Even while the Alston document remained under wraps, however, a spokesperson for U.N. Secretary General Ban Ki-moon—who has done much of the public stonewalling—said that the Ban’s office “wanted to take this opportunity to welcome this vital report.”
He added that the Alston report and its recommendations “will be a valuable contribution to the U.N.”
No similar hosannas were raised back in 2013, when a U.N. special rapporteur for human rights in Haiti, Michel Forst, noted tersely in an annual report that “silence is the worst response” to “the need that victims or their families have expressed to know the truth and perhaps even to be given compensation” for the cholera outbreak.
Forst resigned from his U.N. position shortly afterward for “personal reasons.”
The fact that a new report telling the U.N. that its actions in evading truthful accountability in a horrendous humanitarian disaster could be hailed by the U.N. itself “is a sign of how misplaced its priorities are,” commented Brett Schaefer, an expert on the world organization at the conservative Heritage Institute.
As far back as 2013, Schaefer noted that the U.N. already has a legal mechanism that would allow it to consider compensation for cholera-afflicted Haitians, in the form of a “standing claims commission” that is written into the normal legal agreements allowing peacekeepers to operate in host countries like Haiti. The commissions have never been established in any country by the U.N. since peacekeeping’s inception, he observed.
“This has left Haitians with no recourse but to go to court,” he says.

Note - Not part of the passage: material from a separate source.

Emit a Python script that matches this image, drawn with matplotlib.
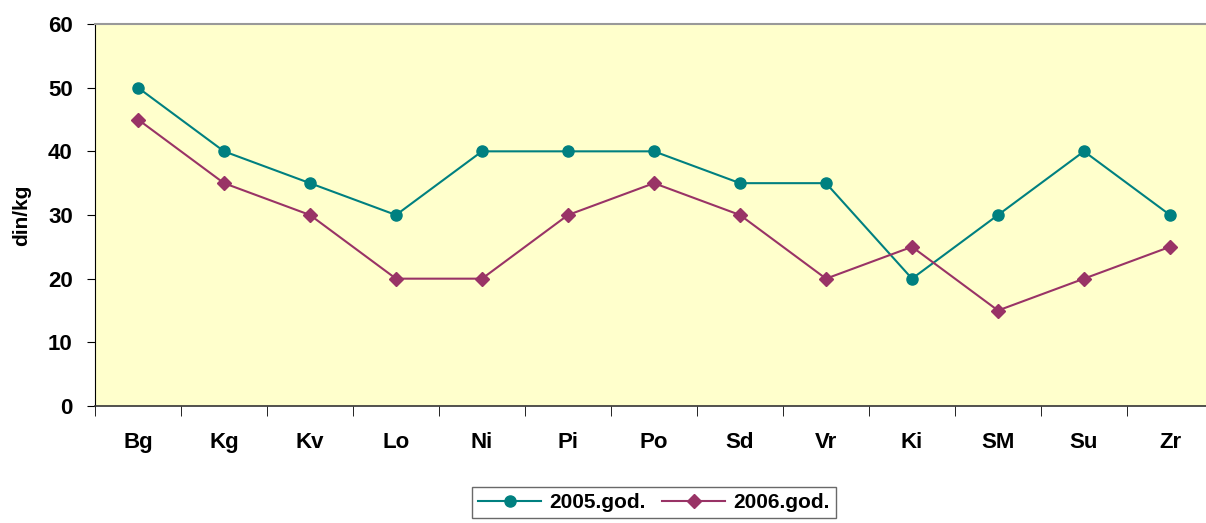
import matplotlib
matplotlib.use("Agg")
import matplotlib.pyplot as plt
import numpy as np

# podaci
gradovi = ['Bg', 'Kg', 'Kv', 'Lo', 'Ni', 'Pi', 'Po', 'Sd', 'Vr', 'Ki', 'SM', 'Su', 'Zr']
cena_2005 = [50, 40, 35, 30, 40, 40, 40, 35, 35, 20, 30, 40, 30]
cena_2006 = [45, 35, 30, 20, 20, 30, 35, 30, 20, 25, 15, 20, 25]

plt.rcParams['font.family'] = ['Liberation Sans', 'DejaVu Sans']
plt.rcParams['font.weight'] = 'bold'

fig = plt.figure(figsize=(12.06, 5.23), dpi=100)
W, H = 1206, 523
left, right, top, bottom = 95, 1213, 24, 406
ax = fig.add_axes([left / W, (H - bottom) / H, (right - left) / W, (bottom - top) / H])
ax.set_facecolor('#FFFFCC')

x = np.arange(len(gradovi))
ax.plot(x, cena_2005, color='#008080', marker='o', markersize=8, lw=1.5,
        label='2005.god.', clip_on=False)
ax.plot(x, cena_2006, color='#993366', marker='D', markersize=7, lw=1.5,
        label='2006.god.', clip_on=False)

ax.set_xlim(-0.5, len(gradovi) - 0.5)
ax.set_ylim(0, 60)
ax.set_yticks(range(0, 61, 10))
ax.set_xticks(x)
ax.set_xticklabels(gradovi, fontsize=16, fontweight='bold')
ax.set_xticks(np.arange(-0.5, len(gradovi), 1), minor=True)
ax.tick_params(axis='x', which='major', length=0, pad=19)
ax.tick_params(axis='x', which='minor', length=7, direction='out', color='black')
ax.tick_params(axis='y', length=6, direction='out', labelsize=16, pad=10)
for lbl in ax.get_yticklabels():
    lbl.set_fontweight('bold')

ax.spines['top'].set_color('#999999')
ax.spines['top'].set_linewidth(1.5)
ax.spines['right'].set_visible(False)
ax.spines['left'].set_color('black')
ax.spines['bottom'].set_color('#333333')
ax.spines['bottom'].set_linewidth(1.2)

ax.set_ylabel('din/kg', fontsize=15, fontweight='bold', labelpad=12)

leg = ax.legend(loc='upper center', bbox_to_anchor=(0.5, -0.212), ncol=2,
                frameon=True, fancybox=False, edgecolor='#444444',
                prop={'size': 15, 'weight': 'bold'}, handlelength=3,
                columnspacing=0.8, handletextpad=0.4, borderpad=0.3,
                borderaxespad=0)
leg.get_frame().set_linewidth(1.0)

fig.savefig('out.png', dpi=100)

Schaefer has always supported U.N. immunity to lawsuits like the Haiti class-action effort, on the grounds that member states—especially the U.S.—would pick up the tab, and that the “people responsible, in MINUTAH or the senior leadership of the U.N.” would not “bear the cost of their poor judgment.”
Nonetheless, he notes, some form of accountability is needed “to create incentives to not have these situations arise in the first place.”
So far, the U.N. stonewall has not crumbled enough to provide an answer.